Indeed, it appears that not only did Erdely not contact the accused, she did not know the full name of the alleged primary assailant. "Earlier this week," today's follow-up in the Post says, "Jackie revealed to friends for the first time the full name of her alleged attacker, a name she had never disclosed to anyone." Emphasis on never and anyone. Unless the Post's follow-up report is mistaken, then that includes Erdely and the fact-checkers at Rolling Stone.

Yet that is not what Woods, the editor on Erdely's story, said earlier this week. "We verified their existence," he said to the Post, indicating that the magazine had checked with Jackie's friends. "I'm satisfied that these guys exist and are real. We knew who they were." If Jackie had truly never revealed the name of the attacker to anyone, then what Woods said cannot have been true.

In fact, according to the Post, the individual Jackie named this week isn't even a member of Phi Kappa Psi, the fraternity at the center of the story. The Post appears to have been unable to definitively identify an individual who matches every one of the details Jackie gave in the story. 

Erdely also apparently failed to corroborate other basic details from Jackie's story. Her Rolling Stone report says that the rape happened during fraternity rush, at a date event on September 28, 2012, and that the assailant who lured her into the room where she was raped worked as a lifeguard with Jackie on campus. Erdely did check that Jackie was a lifeguard. But no corroboration was provided for the other details, and an official statement from the Phi Kappa Psi fraternity this afternoon disputes all of them: There was no social function of any kind the weekend of September 28, 2012, rush—the frat's pledging period—takes place in the spring rather than the fall, and no Phi Kappa Psi member appears on the aquatic centers employee roster for 2012, the statement says.

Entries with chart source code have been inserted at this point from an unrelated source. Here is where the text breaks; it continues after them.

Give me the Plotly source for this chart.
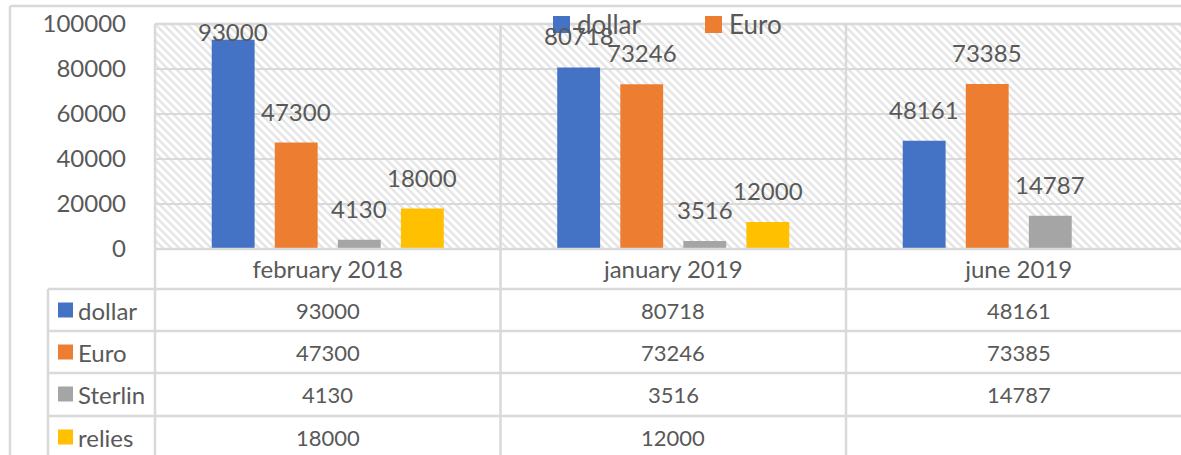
import urllib.parse
import plotly.graph_objects as go

# ---------------- data ----------------
categories = ["february 2018", "january 2019", "june 2019"]
series_names = ["dollar", "Euro", "Sterlin", "relies"]
dollar = [93000, 80718, 48161]
euro = [47300, 73246, 73385]
sterlin = [4130, 3516, 14787]
relies = [18000, 12000, None]
y_ticks = [0, 20000, 40000, 60000, 80000, 100000]
legend_series = ["dollar", "Euro"]          # only these show in the chart legend

series_values = [dollar, euro, sterlin, relies]
colors = ["#4472C4", "#ED7D31", "#A5A5A5", "#FFC000"]

# ---------------- layout geometry (screen pixels) ----------------
W, H = 1181, 455
OFF = 0                                     # page body margin (removed by post_script)
PL, PR, PT, PB = 155, 1181, 24, 249          # plot area
CAT_W = 345.5                               # pixel width of one category
FONT = "Lato, 'Open Sans', sans-serif"
TXT = "#595959"
LINE = "#d9d9d9"
LW = 2.5
BARGAP = 0.27
BARGROUPGAP = 0.32
YMAX = 100000

def fx(p):
    return (p - OFF) / W

def fy(p):
    return 1 - (p - OFF) / H

x_idx = list(range(len(categories)))
x_range = [-0.5, -0.5 + (PR - PL) / CAT_W]

fig = go.Figure()
for name, vals, col in zip(series_names, series_values, colors):
    fig.add_trace(go.Bar(
        x=x_idx, y=vals, name=name, marker=dict(color=col, line=dict(width=0)),
        showlegend=False, hoverinfo="skip",
    ))

shapes = []
annotations = []

# ---- data labels above bars ----
slot_px = (1 - BARGAP) / len(series_names) * CAT_W
px_per_unit = (PB - PT) / YMAX
for i, vals in enumerate(series_values):
    for j, v in enumerate(vals):
        if v is None:
            continue
        bar_top = PB - v * px_per_unit
        shift = min(15, bar_top - 48)
        annotations.append(dict(
            x=j, y=v, xref="x", yref="y", text=str(v), showarrow=False,
            xanchor="center", yanchor="bottom",
            xshift=(i - (len(series_names) - 1) / 2) * slot_px, yshift=shift,
            font=dict(family=FONT, size=24, color=TXT),
        ))

# ---- hatched plot background (svg pattern) ----
hw, hh = PR - PL + 10, PB - PT
svg = (
    f"<svg xmlns='http://www.w3.org/2000/svg' width='{hw}' height='{hh}'>"
    "<defs><pattern id='p' patternUnits='userSpaceOnUse' width='8' height='8'>"
    "<rect width='8' height='8' fill='white'/>"
    "<path d='M-2,6 L2,10 M0,0 L8,8 M6,-2 L10,2' stroke='#e5e5e5' stroke-width='2.4'/>"
    "</pattern></defs>"
    f"<rect width='{hw}' height='{hh}' fill='url(#p)'/></svg>"
)
src = "data:image/svg+xml;charset=utf-8," + urllib.parse.quote(svg)
images = [dict(source=src, xref="paper", yref="paper", x=fx(PL), y=fy(PT),
               sizex=hw / W, sizey=hh / H, sizing="stretch", layer="below",
               xanchor="left", yanchor="top")]

# ---- frame / table lines ----
def hline(y, x0, x1):
    shapes.append(dict(type="line", xref="paper", yref="paper", x0=fx(x0), x1=fx(x1),
                       y0=fy(y), y1=fy(y), line=dict(color=LINE, width=LW)))

def vline(x, y0, y1):
    shapes.append(dict(type="line", xref="paper", yref="paper", x0=fx(x), x1=fx(x),
                       y0=fy(y0), y1=fy(y1), line=dict(color=LINE, width=LW)))

END_X, END_Y = W + OFF + 5, H + OFF + 5
# outer chart border
hline(6, 10, END_X)
vline(10, 6, END_Y)
# plot area + table
hline(PT, PL, END_X)
hline(PB, PL, END_X)
row_y = [289, 331, 373, 416]
for y in row_y:
    hline(y, 48, END_X)
vline(48, 289, END_Y)
vline(PL, PT, END_Y)
for k in range(1, len(categories)):
    vline(PL + k * CAT_W, PT, END_Y)

# table row headers and values
row_centers = [310, 352, 394, 437]
for i, (name, vals, col) in enumerate(zip(series_names, series_values, colors)):
    yc = row_centers[i]
    shapes.append(dict(type="rect", xref="paper", yref="paper",
                       x0=fx(58), x1=fx(73), y0=fy(yc - 7.5), y1=fy(yc + 7.5),
                       fillcolor=col, line=dict(width=0)))
    annotations.append(dict(x=fx(76), y=fy(yc), xref="paper", yref="paper", text=name,
                            showarrow=False, xanchor="left", yanchor="middle",
                            font=dict(family=FONT, size=24, color=TXT)))
    for j, v in enumerate(vals):
        if v is None:
            continue
        annotations.append(dict(x=j, y=fy(yc), xref="x", yref="paper", text=str(v),
                                showarrow=False, xanchor="center", yanchor="middle",
                                font=dict(family=FONT, size=22, color=TXT)))

# ---- chart legend (top, partially shown as in the original) ----
legend_x = [553, 705]
for lx, name in zip(legend_x, legend_series):
    col = colors[series_names.index(name)]
    shapes.append(dict(type="rect", xref="paper", yref="paper",
                       x0=fx(lx), x1=fx(lx + 17), y0=fy(33), y1=fy(16),
                       fillcolor=col, line=dict(width=0)))
    annotations.append(dict(x=fx(lx + 22), y=fy(24), xref="paper", yref="paper",
                            text=name, showarrow=False, xanchor="left", yanchor="middle",
                            font=dict(family=FONT, size=26, color=TXT)))

fig.update_layout(
    width=W, height=H,
    margin=dict(l=0, r=0, t=0, b=0, autoexpand=False),
    paper_bgcolor="white", plot_bgcolor="rgba(0,0,0,0)",
    barmode="group", bargap=BARGAP, bargroupgap=BARGROUPGAP,
    font=dict(family=FONT, color=TXT),
    xaxis=dict(domain=[fx(PL), 1], range=x_range, tickmode="array", tickvals=x_idx,
               ticktext=categories, showgrid=False, zeroline=False, showline=False,
               ticks="", ticklabelstandoff=4, automargin=False,
               tickfont=dict(family=FONT, size=24, color=TXT), fixedrange=True),
    yaxis=dict(domain=[fy(PB), fy(PT)], range=[0, YMAX], tickmode="array", tickvals=y_ticks,
               ticktext=[str(v) for v in y_ticks],
               showgrid=True, gridcolor=LINE, gridwidth=LW, zeroline=False, showline=False,
               ticks="", ticklabelstandoff=28, automargin=False,
               tickfont=dict(family=FONT, size=24, color=TXT), fixedrange=True),
    shapes=shapes, annotations=annotations, images=images,
    showlegend=False,
)

fig.write_html(
    "out.html",
    config={"displayModeBar": False, "staticPlot": True},
    post_script="document.body.style.margin='0';document.body.style.overflow='hidden';",
)
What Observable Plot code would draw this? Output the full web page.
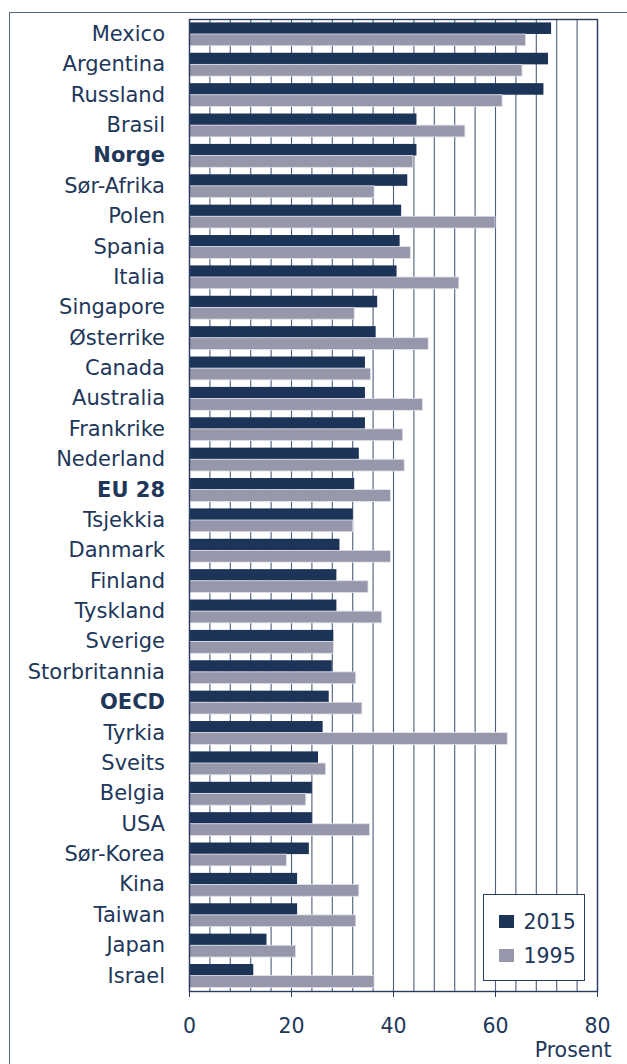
<!DOCTYPE html>
<html>
<head>
<meta charset="utf-8">
<script src="https://cdn.jsdelivr.net/npm/d3@7"></script>
<script src="https://cdn.jsdelivr.net/npm/@observablehq/plot@0.6"></script>
<style>
  html, body { margin: 0; padding: 0; background: #ffffff; }
  body { width: 627px; height: 1064px; position: relative; overflow: hidden; font-family: "DejaVu Sans", Verdana, sans-serif; }
  #outer { position: absolute; left: 9px; top: 12px; width: 700px; height: 1100px;
           border-left: 1.5px solid #56667f; border-top: 1.5px solid #56667f; }
  #chart { position: absolute; left: 0; top: 0; }
  #legend { position: absolute; left: 482.5px; top: 894px; width: 100.5px; height: 84.5px;
            border: 1.3px solid #2a3c60; background: #ffffff; color: #21375a; font-size: 20.5px; }
  #legend .sw { position: absolute; left: 15.5px; width: 15px; height: 13.4px; }
  #legend .lb { position: absolute; left: 40px; line-height: 20px; }
</style>
</head>
<body>
<div id="outer"></div>
<div id="chart"></div>
<div id="legend"></div>
<script>
const countries = ["Mexico","Argentina","Russland","Brasil","Norge","Sør-Afrika","Polen","Spania","Italia","Singapore","Østerrike","Canada","Australia","Frankrike","Nederland","EU 28","Tsjekkia","Danmark","Finland","Tyskland","Sverige","Storbritannia","OECD","Tyrkia","Sveits","Belgia","USA","Sør-Korea","Kina","Taiwan","Japan","Israel"];
const values2015 = [71.0,70.4,69.5,44.6,44.6,42.8,41.6,41.3,40.7,36.9,36.6,34.5,34.5,34.5,33.3,32.4,32.1,29.5,28.9,28.9,28.3,28.0,27.4,26.2,25.3,24.1,24.1,23.5,21.2,21.2,15.2,12.6];
const values1995 = [66.0,65.3,61.4,54.1,43.9,36.3,60.0,43.4,52.9,32.4,46.9,35.6,45.8,41.9,42.2,39.5,32.1,39.5,35.1,37.8,28.3,32.7,33.9,62.4,26.8,22.9,35.4,19.1,33.3,32.7,20.9,36.3];
const boldLabels = ["Norge","EU 28","OECD"];
const seriesNames = ["2015","1995"];
const seriesColors = ["#1d3459","#9797ab"];
const xTicks = [0,20,40,60,80];
const gridTicks = [0,4,8,12,16,20,24,28,32,36,40,44,48,52,56,60,64,68,72,76,80];
const axisTitle = "Prosent";

const rows2015 = countries.map((c, i) => ({country: c, value: values2015[i]}));
const rows1995 = countries.map((c, i) => ({country: c, value: values1995[i]}));

const textColor = "#21375a";

const chart = Plot.plot({
  width: 627,
  height: 1064,
  marginLeft: 189,
  marginRight: 30,
  marginTop: 19,
  marginBottom: 73,
  style: {fontFamily: "DejaVu Sans, Verdana, sans-serif", fontSize: "20px", color: textColor, background: "transparent", overflow: "visible"},
  x: {domain: [0, 80]},
  y: {domain: countries, padding: 0, round: false, axis: null},
  marks: [
    Plot.ruleX(gridTicks, {stroke: "#4e5e7c", strokeWidth: 1.1}),
    Plot.barX(rows2015, {x: "value", y: "country", fill: seriesColors[0], insetTop: 3.4, insetBottom: 15.4}),
    Plot.barX(rows1995, {x: "value", y: "country", fill: seriesColors[1], insetTop: 15, insetBottom: 3.6, stroke: "#e2e2ea", strokeWidth: 0.8}),
    Plot.frame({stroke: "#2a3c60", strokeWidth: 1.4}),
    Plot.axisX({ticks: xTicks, tickSize: 6, tickPadding: 21, label: null, fontSize: 20.5, stroke: "#2a3c60", fill: textColor}),
    Plot.text(countries.filter(c => !boldLabels.includes(c)), {y: d => d, frameAnchor: "left", textAnchor: "end", dx: -24.5, dy: -0.5, fill: textColor, fontSize: 21}),
    Plot.text(countries.filter(c => boldLabels.includes(c)), {y: d => d, frameAnchor: "left", textAnchor: "end", dx: -24.5, dy: -0.5, fill: textColor, fontSize: 21, fontWeight: "bold"}),
    Plot.text([axisTitle], {frameAnchor: "bottom-right", textAnchor: "end", dx: 14, dy: 65.5, fill: textColor, fontSize: 20.5})
  ]
});
document.getElementById("chart").appendChild(chart);

const legend = document.getElementById("legend");
seriesNames.forEach((name, i) => {
  const sw = document.createElement("div");
  sw.className = "sw";
  sw.style.top = (19.5 + i * 34) + "px";
  sw.style.background = seriesColors[i];
  legend.appendChild(sw);
  const lb = document.createElement("div");
  lb.className = "lb";
  lb.style.top = (17 + i * 34) + "px";
  lb.textContent = name;
  legend.appendChild(lb);
});
</script>
</body>
</html>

These details cannot have been impossible to check; in the space of about a week, The Washington Post managed to investigate many of them. We don't have a complete accounting of Erdely's reporting methods, but what seems likely is that Erdely's confirmations of Jackie's story came entirely from people who had heard Jackie tell the same story that she told to Erdely; essentially, the entire account originated from a single source.

But even Jackie's friends in the sexual assault awareness advocacy community at UVA, people who have no interest in her story being untrue, have now "come to doubt her account," according to the Post's follow-up today. They believe that something traumatic happened to Jackie, but they too have tried to check her story, and found inconsistencies and details that cannot be proven or verified.

Advocates for rape victims and sexual assault awareness understandably tend to prioritize support, communication, and community building; they do not have a great responsibility to doubt, to verify, and to rigorously check all the minute details of the accounts they hear or share. But journalists do. To be sure, this sort of checking is almost always difficult, time-consuming, and stressful. Inevitably, some mistakes will be made (I've certainly made a few regretful errors of my own). There are tradeoffs between time and accuracy. But the more sensational the story, the more shocking and potentially consequential its allegations, the more that effort is necessary—especially with a long-form account that is not under the pressures and deadlines of daily journalism, and especially when the subject and major source of the story tries to back out, as Jackie apparently did. 

The Post's damning follow-up story today makes it clear that, despite its claims to diligence, Erdely and Rolling Stone simply didn't make much effort at all. And by failing so thoroughly to corroborate so many essential details of Jackie's account—and by insisting, even after reasonable questions were raised, that the story had been verified to be true, they have made life much harder for the same victims of assault and advocates of awareness that a story like this ought to help.